What is asked>
Copy each line of the data below exactly, leaving out pictures.

Given information>
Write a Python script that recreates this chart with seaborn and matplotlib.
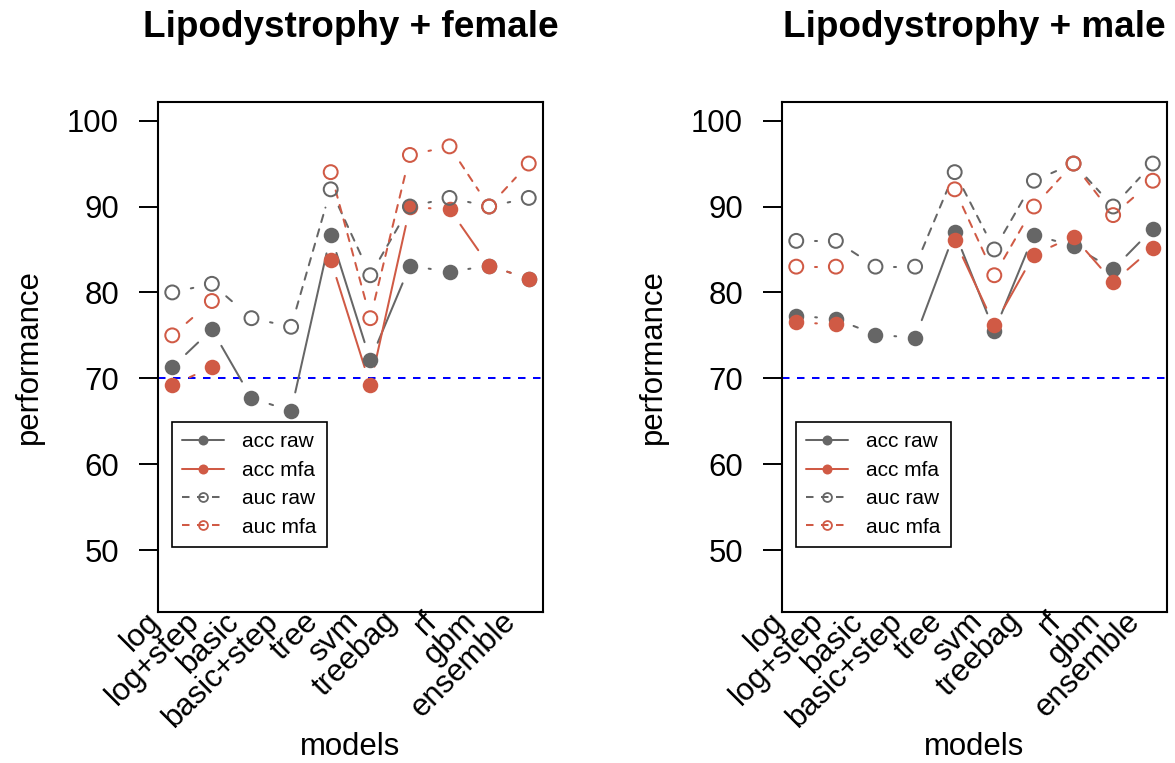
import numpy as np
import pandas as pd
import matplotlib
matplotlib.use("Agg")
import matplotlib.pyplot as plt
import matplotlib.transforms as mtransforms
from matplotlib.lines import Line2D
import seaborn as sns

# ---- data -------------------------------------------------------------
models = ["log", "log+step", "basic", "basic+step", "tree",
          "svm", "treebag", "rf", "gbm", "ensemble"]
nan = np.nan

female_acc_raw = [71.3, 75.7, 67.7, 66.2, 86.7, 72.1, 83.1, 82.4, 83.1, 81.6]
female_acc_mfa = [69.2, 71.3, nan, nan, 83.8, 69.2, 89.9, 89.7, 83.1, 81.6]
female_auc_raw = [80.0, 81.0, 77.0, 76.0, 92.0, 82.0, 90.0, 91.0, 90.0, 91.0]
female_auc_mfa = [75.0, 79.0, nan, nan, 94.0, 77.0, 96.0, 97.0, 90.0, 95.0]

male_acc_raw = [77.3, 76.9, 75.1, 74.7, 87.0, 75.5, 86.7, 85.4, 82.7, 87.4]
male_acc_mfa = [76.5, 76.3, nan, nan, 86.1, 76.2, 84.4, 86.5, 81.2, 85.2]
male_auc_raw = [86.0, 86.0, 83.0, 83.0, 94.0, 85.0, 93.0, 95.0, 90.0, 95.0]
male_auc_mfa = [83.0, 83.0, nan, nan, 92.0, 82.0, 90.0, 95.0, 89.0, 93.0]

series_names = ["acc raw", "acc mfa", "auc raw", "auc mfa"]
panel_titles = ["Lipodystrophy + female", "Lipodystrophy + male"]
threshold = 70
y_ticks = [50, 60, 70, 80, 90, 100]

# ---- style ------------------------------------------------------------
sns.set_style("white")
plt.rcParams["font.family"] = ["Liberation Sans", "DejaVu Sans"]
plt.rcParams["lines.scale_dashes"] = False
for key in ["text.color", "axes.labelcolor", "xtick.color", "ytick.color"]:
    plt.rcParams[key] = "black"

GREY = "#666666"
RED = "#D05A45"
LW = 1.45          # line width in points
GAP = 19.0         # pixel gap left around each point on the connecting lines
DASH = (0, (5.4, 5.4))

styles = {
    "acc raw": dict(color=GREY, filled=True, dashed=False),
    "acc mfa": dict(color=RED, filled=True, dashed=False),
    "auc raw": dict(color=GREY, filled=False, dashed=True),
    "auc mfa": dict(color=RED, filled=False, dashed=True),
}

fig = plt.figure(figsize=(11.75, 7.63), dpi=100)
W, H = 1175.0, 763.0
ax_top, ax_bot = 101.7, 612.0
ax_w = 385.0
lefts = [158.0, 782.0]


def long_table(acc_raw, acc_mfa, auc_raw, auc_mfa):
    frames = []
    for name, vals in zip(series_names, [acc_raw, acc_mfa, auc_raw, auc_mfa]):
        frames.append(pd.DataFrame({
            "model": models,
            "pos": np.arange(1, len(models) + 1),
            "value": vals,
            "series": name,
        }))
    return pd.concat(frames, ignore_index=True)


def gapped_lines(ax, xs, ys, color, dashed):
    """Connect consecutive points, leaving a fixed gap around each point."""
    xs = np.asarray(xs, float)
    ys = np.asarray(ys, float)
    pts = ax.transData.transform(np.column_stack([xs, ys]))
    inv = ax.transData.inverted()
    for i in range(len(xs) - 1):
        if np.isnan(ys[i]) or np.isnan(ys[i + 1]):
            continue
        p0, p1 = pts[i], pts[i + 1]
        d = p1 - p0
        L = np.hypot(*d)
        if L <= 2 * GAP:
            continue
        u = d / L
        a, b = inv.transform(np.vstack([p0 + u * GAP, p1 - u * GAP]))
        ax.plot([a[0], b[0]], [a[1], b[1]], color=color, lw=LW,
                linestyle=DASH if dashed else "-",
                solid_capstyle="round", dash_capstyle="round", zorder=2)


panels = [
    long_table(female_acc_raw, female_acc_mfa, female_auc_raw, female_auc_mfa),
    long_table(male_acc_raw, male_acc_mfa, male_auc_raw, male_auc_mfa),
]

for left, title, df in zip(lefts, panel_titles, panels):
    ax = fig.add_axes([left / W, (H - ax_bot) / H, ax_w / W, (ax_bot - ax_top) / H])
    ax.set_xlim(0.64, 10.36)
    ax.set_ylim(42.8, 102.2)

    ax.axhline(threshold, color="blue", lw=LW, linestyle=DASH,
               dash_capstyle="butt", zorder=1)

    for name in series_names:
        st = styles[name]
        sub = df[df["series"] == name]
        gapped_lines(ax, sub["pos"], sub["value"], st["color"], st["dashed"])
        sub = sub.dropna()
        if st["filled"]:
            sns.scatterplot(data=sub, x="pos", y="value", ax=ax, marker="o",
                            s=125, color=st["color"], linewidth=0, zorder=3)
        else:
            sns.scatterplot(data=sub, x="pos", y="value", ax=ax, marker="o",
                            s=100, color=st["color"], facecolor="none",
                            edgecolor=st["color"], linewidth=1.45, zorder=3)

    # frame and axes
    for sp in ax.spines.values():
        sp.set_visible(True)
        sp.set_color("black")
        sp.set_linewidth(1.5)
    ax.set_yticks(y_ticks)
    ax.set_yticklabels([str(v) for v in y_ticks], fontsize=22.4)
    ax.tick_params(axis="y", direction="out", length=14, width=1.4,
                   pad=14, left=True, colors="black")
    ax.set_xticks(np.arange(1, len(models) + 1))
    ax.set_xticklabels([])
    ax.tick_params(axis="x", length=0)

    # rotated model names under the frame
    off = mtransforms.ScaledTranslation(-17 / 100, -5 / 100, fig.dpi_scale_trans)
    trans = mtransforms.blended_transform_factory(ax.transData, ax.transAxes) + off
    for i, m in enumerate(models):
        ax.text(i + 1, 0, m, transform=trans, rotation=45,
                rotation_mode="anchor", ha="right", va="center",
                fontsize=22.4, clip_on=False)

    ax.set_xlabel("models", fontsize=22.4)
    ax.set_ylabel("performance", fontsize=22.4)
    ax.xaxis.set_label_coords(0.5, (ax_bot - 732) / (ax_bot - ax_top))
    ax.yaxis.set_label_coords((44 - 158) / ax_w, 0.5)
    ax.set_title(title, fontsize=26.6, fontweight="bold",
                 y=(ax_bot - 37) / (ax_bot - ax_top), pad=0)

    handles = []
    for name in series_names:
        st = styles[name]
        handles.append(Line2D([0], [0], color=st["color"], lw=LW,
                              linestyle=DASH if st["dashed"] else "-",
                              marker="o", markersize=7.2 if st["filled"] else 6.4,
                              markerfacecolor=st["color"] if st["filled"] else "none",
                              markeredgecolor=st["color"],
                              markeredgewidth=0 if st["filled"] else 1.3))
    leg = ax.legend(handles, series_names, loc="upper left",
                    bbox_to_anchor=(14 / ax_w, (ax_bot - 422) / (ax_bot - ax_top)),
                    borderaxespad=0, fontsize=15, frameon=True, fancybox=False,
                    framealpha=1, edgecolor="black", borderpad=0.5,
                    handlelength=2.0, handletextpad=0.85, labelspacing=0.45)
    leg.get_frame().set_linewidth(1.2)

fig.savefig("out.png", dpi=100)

Solution>
Write a Python script that recreates this chart with seaborn and matplotlib.
import numpy as np
import pandas as pd
import matplotlib
matplotlib.use("Agg")
import matplotlib.pyplot as plt
import matplotlib.transforms as mtransforms
from matplotlib.lines import Line2D
import seaborn as sns

# ---- data -------------------------------------------------------------
models = ["log", "log+step", "basic", "basic+step", "tree",
          "svm", "treebag", "rf", "gbm", "ensemble"]
nan = np.nan

female_acc_raw = [71.3, 75.7, 67.7, 66.2, 86.7, 72.1, 83.1, 82.4, 83.1, 81.6]
female_acc_mfa = [69.2, 71.3, nan, nan, 83.8, 69.2, 89.9, 89.7, 83.1, 81.6]
female_auc_raw = [80.0, 81.0, 77.0, 76.0, 92.0, 82.0, 90.0, 91.0, 90.0, 91.0]
female_auc_mfa = [75.0, 79.0, nan, nan, 94.0, 77.0, 96.0, 97.0, 90.0, 95.0]

male_acc_raw = [77.3, 76.9, 75.1, 74.7, 87.0, 75.5, 86.7, 85.4, 82.7, 87.4]
male_acc_mfa = [76.5, 76.3, nan, nan, 86.1, 76.2, 84.4, 86.5, 81.2, 85.2]
male_auc_raw = [86.0, 86.0, 83.0, 83.0, 94.0, 85.0, 93.0, 95.0, 90.0, 95.0]
male_auc_mfa = [83.0, 83.0, nan, nan, 92.0, 82.0, 90.0, 95.0, 89.0, 93.0]

series_names = ["acc raw", "acc mfa", "auc raw", "auc mfa"]
panel_titles = ["Lipodystrophy + female", "Lipodystrophy + male"]
threshold = 70
y_ticks = [50, 60, 70, 80, 90, 100]

# ---- style ------------------------------------------------------------
sns.set_style("white")
plt.rcParams["font.family"] = ["Liberation Sans", "DejaVu Sans"]
plt.rcParams["lines.scale_dashes"] = False
for key in ["text.color", "axes.labelcolor", "xtick.color", "ytick.color"]:
    plt.rcParams[key] = "black"

GREY = "#666666"
RED = "#D05A45"
LW = 1.45          # line width in points
GAP = 19.0         # pixel gap left around each point on the connecting lines
DASH = (0, (5.4, 5.4))

styles = {
    "acc raw": dict(color=GREY, filled=True, dashed=False),
    "acc mfa": dict(color=RED, filled=True, dashed=False),
    "auc raw": dict(color=GREY, filled=False, dashed=True),
    "auc mfa": dict(color=RED, filled=False, dashed=True),
}

fig = plt.figure(figsize=(11.75, 7.63), dpi=100)
W, H = 1175.0, 763.0
ax_top, ax_bot = 101.7, 612.0
ax_w = 385.0
lefts = [158.0, 782.0]


def long_table(acc_raw, acc_mfa, auc_raw, auc_mfa):
    frames = []
    for name, vals in zip(series_names, [acc_raw, acc_mfa, auc_raw, auc_mfa]):
        frames.append(pd.DataFrame({
            "model": models,
            "pos": np.arange(1, len(models) + 1),
            "value": vals,
            "series": name,
        }))
    return pd.concat(frames, ignore_index=True)


def gapped_lines(ax, xs, ys, color, dashed):
    """Connect consecutive points, leaving a fixed gap around each point."""
    xs = np.asarray(xs, float)
    ys = np.asarray(ys, float)
    pts = ax.transData.transform(np.column_stack([xs, ys]))
    inv = ax.transData.inverted()
    for i in range(len(xs) - 1):
        if np.isnan(ys[i]) or np.isnan(ys[i + 1]):
            continue
        p0, p1 = pts[i], pts[i + 1]
        d = p1 - p0
        L = np.hypot(*d)
        if L <= 2 * GAP:
            continue
        u = d / L
        a, b = inv.transform(np.vstack([p0 + u * GAP, p1 - u * GAP]))
        ax.plot([a[0], b[0]], [a[1], b[1]], color=color, lw=LW,
                linestyle=DASH if dashed else "-",
                solid_capstyle="round", dash_capstyle="round", zorder=2)


panels = [
    long_table(female_acc_raw, female_acc_mfa, female_auc_raw, female_auc_mfa),
    long_table(male_acc_raw, male_acc_mfa, male_auc_raw, male_auc_mfa),
]

for left, title, df in zip(lefts, panel_titles, panels):
    ax = fig.add_axes([left / W, (H - ax_bot) / H, ax_w / W, (ax_bot - ax_top) / H])
    ax.set_xlim(0.64, 10.36)
    ax.set_ylim(42.8, 102.2)

    ax.axhline(threshold, color="blue", lw=LW, linestyle=DASH,
               dash_capstyle="butt", zorder=1)

    for name in series_names:
        st = styles[name]
        sub = df[df["series"] == name]
        gapped_lines(ax, sub["pos"], sub["value"], st["color"], st["dashed"])
        sub = sub.dropna()
        if st["filled"]:
            sns.scatterplot(data=sub, x="pos", y="value", ax=ax, marker="o",
                            s=125, color=st["color"], linewidth=0, zorder=3)
        else:
            sns.scatterplot(data=sub, x="pos", y="value", ax=ax, marker="o",
                            s=100, color=st["color"], facecolor="none",
                            edgecolor=st["color"], linewidth=1.45, zorder=3)

    # frame and axes
    for sp in ax.spines.values():
        sp.set_visible(True)
        sp.set_color("black")
        sp.set_linewidth(1.5)
    ax.set_yticks(y_ticks)
    ax.set_yticklabels([str(v) for v in y_ticks], fontsize=22.4)
    ax.tick_params(axis="y", direction="out", length=14, width=1.4,
                   pad=14, left=True, colors="black")
    ax.set_xticks(np.arange(1, len(models) + 1))
    ax.set_xticklabels([])
    ax.tick_params(axis="x", length=0)

    # rotated model names under the frame
    off = mtransforms.ScaledTranslation(-17 / 100, -5 / 100, fig.dpi_scale_trans)
    trans = mtransforms.blended_transform_factory(ax.transData, ax.transAxes) + off
    for i, m in enumerate(models):
        ax.text(i + 1, 0, m, transform=trans, rotation=45,
                rotation_mode="anchor", ha="right", va="center",
                fontsize=22.4, clip_on=False)

    ax.set_xlabel("models", fontsize=22.4)
    ax.set_ylabel("performance", fontsize=22.4)
    ax.xaxis.set_label_coords(0.5, (ax_bot - 732) / (ax_bot - ax_top))
    ax.yaxis.set_label_coords((44 - 158) / ax_w, 0.5)
    ax.set_title(title, fontsize=26.6, fontweight="bold",
                 y=(ax_bot - 37) / (ax_bot - ax_top), pad=0)

    handles = []
    for name in series_names:
        st = styles[name]
        handles.append(Line2D([0], [0], color=st["color"], lw=LW,
                              linestyle=DASH if st["dashed"] else "-",
                              marker="o", markersize=7.2 if st["filled"] else 6.4,
                              markerfacecolor=st["color"] if st["filled"] else "none",
                              markeredgecolor=st["color"],
                              markeredgewidth=0 if st["filled"] else 1.3))
    leg = ax.legend(handles, series_names, loc="upper left",
                    bbox_to_anchor=(14 / ax_w, (ax_bot - 422) / (ax_bot - ax_top)),
                    borderaxespad=0, fontsize=15, frameon=True, fancybox=False,
                    framealpha=1, edgecolor="black", borderpad=0.5,
                    handlelength=2.0, handletextpad=0.85, labelspacing=0.45)
    leg.get_frame().set_linewidth(1.2)

fig.savefig("out.png", dpi=100)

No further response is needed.